---- Supplied data

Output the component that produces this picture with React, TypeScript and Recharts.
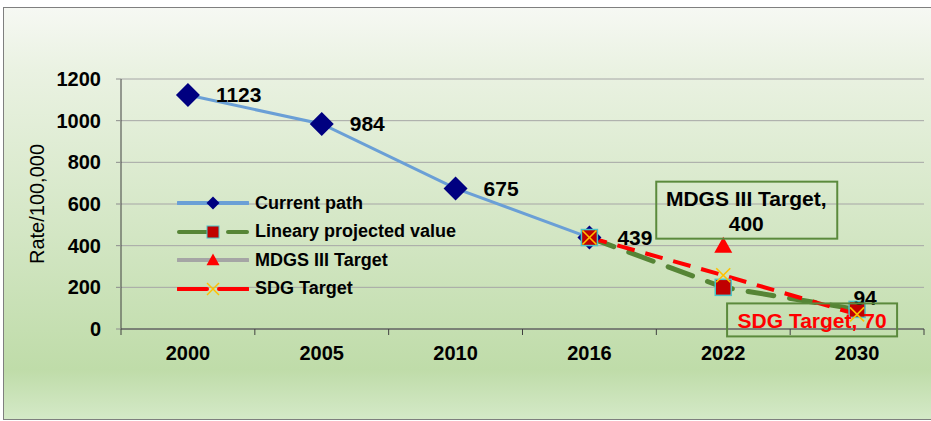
import { ComposedChart, Line, XAxis, YAxis, CartesianGrid, Legend, LabelList } from 'recharts'

const categories = ['2000', '2005', '2010', '2016', '2022', '2030']
const currentPath = [1123, 984, 675, 439, null, null]
const linearProjected = [null, null, null, 439, 200, 94]
const mdgsTarget = [null, null, null, null, 400, null]
const sdgTarget = [null, null, null, 439, 258, 70]
const yTicks = [0, 200, 400, 600, 800, 1000, 1200]
const seriesNames = ['Current path', 'Lineary projected value', 'MDGS III Target', 'SDG Target']

const chartData = categories.map((year, i) => ({
  year,
  current: currentPath[i],
  linear: linearProjected[i],
  mdgs: mdgsTarget[i],
  sdg: sdgTarget[i],
}))

const FONT = '"Liberation Sans", Arial, sans-serif'
const BLUE = '#6a9fd6'
const NAVY = '#000080'
const GREEN = '#568536'
const DARK_RED = '#c00000'
const CYAN = '#4bc3c8'
const RED = '#ff0000'
const ORANGE = '#ffc000'
const GRAY_LINE = '#a5a5a5'
const BOX_GREEN = '#5b8a3c'

// marker shapes
const diamondPath = (cx: number, cy: number, r: number) =>
  `M${cx},${cy - r}L${cx + r},${cy}L${cx},${cy + r}L${cx - r},${cy}Z`
const trianglePath = (cx: number, cy: number, r: number) =>
  `M${cx},${cy - r}L${cx + r},${cy + r * 0.8}L${cx - r},${cy + r * 0.8}Z`

const Diamond = (p: any) => {
  if (p.cx == null || p.cy == null || p.value == null) return <g key={p.key} />
  return <path key={p.key} d={diamondPath(p.cx, p.cy, 12)} fill={NAVY} />
}
const Square = (p: any) => {
  if (p.cx == null || p.cy == null || p.value == null) return <g key={p.key} />
  return <rect key={p.key} x={p.cx - 8} y={p.cy - 8} width={16} height={16} fill={DARK_RED} stroke={CYAN} strokeWidth={1.5} />
}
const Triangle = (p: any) => {
  if (p.cx == null || p.cy == null || p.value == null) return <g key={p.key} />
  return <path key={p.key} d={trianglePath(p.cx, p.cy, 9)} fill={RED} />
}
const Cross = (p: any) => {
  if (p.cx == null || p.cy == null || p.value == null) return <g key={p.key} />
  const r = 7
  return (
    <g key={p.key} stroke={ORANGE} strokeWidth={1.6}>
      <line x1={p.cx - r} y1={p.cy - r} x2={p.cx + r} y2={p.cy + r} />
      <line x1={p.cx - r} y1={p.cy + r} x2={p.cx + r} y2={p.cy - r} />
    </g>
  )
}

// x axis ticks sit between categories, like Excel
const XTick = (props: any) => {
  const { x, y, payload, index, visibleTicksCount } = props
  const half = payload.offset || 67
  const axisY = y - 17
  const last = index === visibleTicksCount - 1
  return (
    <g>
      <line x1={x - half} x2={x - half} y1={axisY} y2={axisY + 6} stroke="#404040" />
      {last && <line x1={x + half} x2={x + half} y1={axisY} y2={axisY + 6} stroke="#404040" />}
      <text x={x} y={y} dy="0.71em" textAnchor="middle" fontSize={20} fontWeight="bold" fill="#000" fontFamily={FONT}>
        {payload.value}
      </text>
    </g>
  )
}

const YLabel = (props: any) => {
  const vb = props.viewBox || { x: 0, y: 0, width: 0, height: 0 }
  const cx = vb.x + 33
  const cy = vb.y + vb.height / 2
  return (
    <text x={cx} y={cy} transform={`rotate(-90, ${cx}, ${cy})`} textAnchor="middle" dominantBaseline="central" fontSize={20} fill="#000" fontFamily={FONT}>
      Rate/100,000
    </text>
  )
}

const lastLinearLabel = (p: any) => {
  if (p.index !== linearProjected.length - 1 || p.value == null) return null
  return (
    <text x={p.x + 8} y={p.y - 12} textAnchor="middle" dominantBaseline="central" fontSize={21} fontWeight="bold" fill="#000" fontFamily={FONT}>
      {p.value}
    </text>
  )
}

const mdgsLabel = (p: any) => {
  if (p.value == null) return null
  return (
    <g>
      <rect x={p.x - 67} y={p.y - 64} width={181} height={57} fill="none" stroke={BOX_GREEN} strokeWidth={2} />
      <text x={p.x + 23} y={p.y - 47} textAnchor="middle" dominantBaseline="central" fontSize={21} fontWeight="bold" fill="#000" fontFamily={FONT}>
        {seriesNames[2]},
      </text>
      <text x={p.x + 23} y={p.y - 22} textAnchor="middle" dominantBaseline="central" fontSize={21} fontWeight="bold" fill="#000" fontFamily={FONT}>
        {p.value}
      </text>
    </g>
  )
}

const sdgLabel = (p: any) => {
  if (p.index !== sdgTarget.length - 1 || p.value == null) return null
  return (
    <g>
      <rect x={p.x - 130} y={p.y - 11} width={170} height={33} fill="none" stroke={BOX_GREEN} strokeWidth={2} />
      <text x={p.x - 45} y={p.y + 6} textAnchor="middle" dominantBaseline="central" fontSize={21} fontWeight="bold" fill={RED} fontFamily={FONT}>
        {seriesNames[3]}, {p.value}
      </text>
    </g>
  )
}

const legendSample = (i: number) => {
  if (i === 0)
    return (
      <svg width={72} height={20}>
        <line x1={1} x2={71} y1={10} y2={10} stroke={BLUE} strokeWidth={4} strokeLinecap="round" />
        <path d={diamondPath(36, 10, 6.5)} fill={NAVY} />
      </svg>
    )
  if (i === 1)
    return (
      <svg width={72} height={20}>
        <line x1={2} x2={30} y1={10} y2={10} stroke={GREEN} strokeWidth={4} strokeLinecap="round" />
        <line x1={51} x2={70} y1={10} y2={10} stroke={GREEN} strokeWidth={4} strokeLinecap="round" />
        <rect x={30} y={4} width={12} height={12} fill={DARK_RED} stroke={CYAN} strokeWidth={1} />
      </svg>
    )
  if (i === 2)
    return (
      <svg width={72} height={20}>
        <line x1={1} x2={71} y1={10} y2={10} stroke={GRAY_LINE} strokeWidth={4} strokeLinecap="round" />
        <path d={trianglePath(36, 10, 6.5)} fill={RED} />
      </svg>
    )
  return (
    <svg width={72} height={20}>
      <line x1={1} x2={30} y1={10} y2={10} stroke={RED} strokeWidth={4} strokeLinecap="round" />
      <line x1={42} x2={71} y1={10} y2={10} stroke={RED} strokeWidth={4} strokeLinecap="round" />
      <g stroke={ORANGE} strokeWidth={1.4}>
        <line x1={30} y1={4} x2={42} y2={16} />
        <line x1={30} y1={16} x2={42} y2={4} />
      </g>
    </svg>
  )
}

const renderLegend = () => (
  <div style={{ fontFamily: FONT }}>
    {seriesNames.map((name, i) => (
      <div key={name} style={{ display: 'flex', alignItems: 'center', height: 28.5 }}>
        {legendSample(i)}
        <span style={{ marginLeft: 6, fontSize: 18, fontWeight: 'bold', color: '#000' }}>{name}</span>
      </div>
    ))}
  </div>
)

export default function App() {
  return (
    <div
      style={{
        position: 'absolute',
        left: 3,
        top: 7,
        width: 928,
        height: 411,
        border: '1px solid #7f7f7f',
        background: 'linear-gradient(to bottom, #f6f8f3 0%, #eaf2e2 15%, #d3e6c4 55%, #bfdca9 88%, #d4e9c7 100%)',
        fontFamily: FONT,
      }}
    >
      <ComposedChart width={928} height={411} data={chartData} margin={{ top: 71, right: 8, bottom: 60, left: 0 }}>
        <CartesianGrid horizontal vertical={false} stroke="#a6a6a6" />
        <XAxis
          dataKey="year"
          scale="band"
          height={30}
          tickLine={false}
          tickSize={6}
          tickMargin={11}
          axisLine={{ stroke: '#404040' }}
          tick={<XTick />}
          interval={0}
        />
        <YAxis
          width={117}
          domain={[0, 1200]}
          ticks={yTicks}
          tickSize={5}
          tickMargin={15}
          axisLine={{ stroke: '#404040' }}
          tickLine={{ stroke: '#8c8c8c' }}
          tick={{ fill: '#000', fontSize: 20, fontWeight: 'bold', fontFamily: FONT }}
          label={<YLabel />}
        />
        <Legend
          layout="vertical"
          align="center"
          verticalAlign="middle"
          content={renderLegend}
          wrapperStyle={{ left: 173, top: 181, width: 300 }}
        />
        <Line name={seriesNames[0]} dataKey="current" stroke={BLUE} strokeWidth={3} dot={Diamond} activeDot={false} isAnimationActive={false}>
          <LabelList dataKey="current" position="right" offset={28} fill="#000" fontSize={21} fontWeight="bold" fontFamily={FONT} />
        </Line>
        <Line
          name={seriesNames[1]}
          dataKey="linear"
          stroke={GREEN}
          strokeWidth={5}
          strokeDasharray="26 16"
          strokeLinecap="round"
          dot={Square}
          activeDot={false}
          isAnimationActive={false}
        >
          <LabelList dataKey="linear" content={lastLinearLabel} />
        </Line>
        <Line name={seriesNames[2]} dataKey="mdgs" stroke={GRAY_LINE} strokeWidth={3} dot={Triangle} activeDot={false} isAnimationActive={false}>
          <LabelList dataKey="mdgs" content={mdgsLabel} />
        </Line>
        <Line
          name={seriesNames[3]}
          dataKey="sdg"
          stroke={RED}
          strokeWidth={4}
          strokeDasharray="18 11"
          dot={Cross}
          activeDot={false}
          isAnimationActive={false}
        >
          <LabelList dataKey="sdg" content={sdgLabel} />
        </Line>
      </ComposedChart>
    </div>
  )
}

--------

Goal — Leave out any pictures, please, and quote only the lines from the top of the data through the line that contains "CartesianGrid, Legend, LabelList".

Response below —
Output the component that produces this picture with React, TypeScript and Recharts.
import { ComposedChart, Line, XAxis, YAxis, CartesianGrid, Legend, LabelList } from 'recharts'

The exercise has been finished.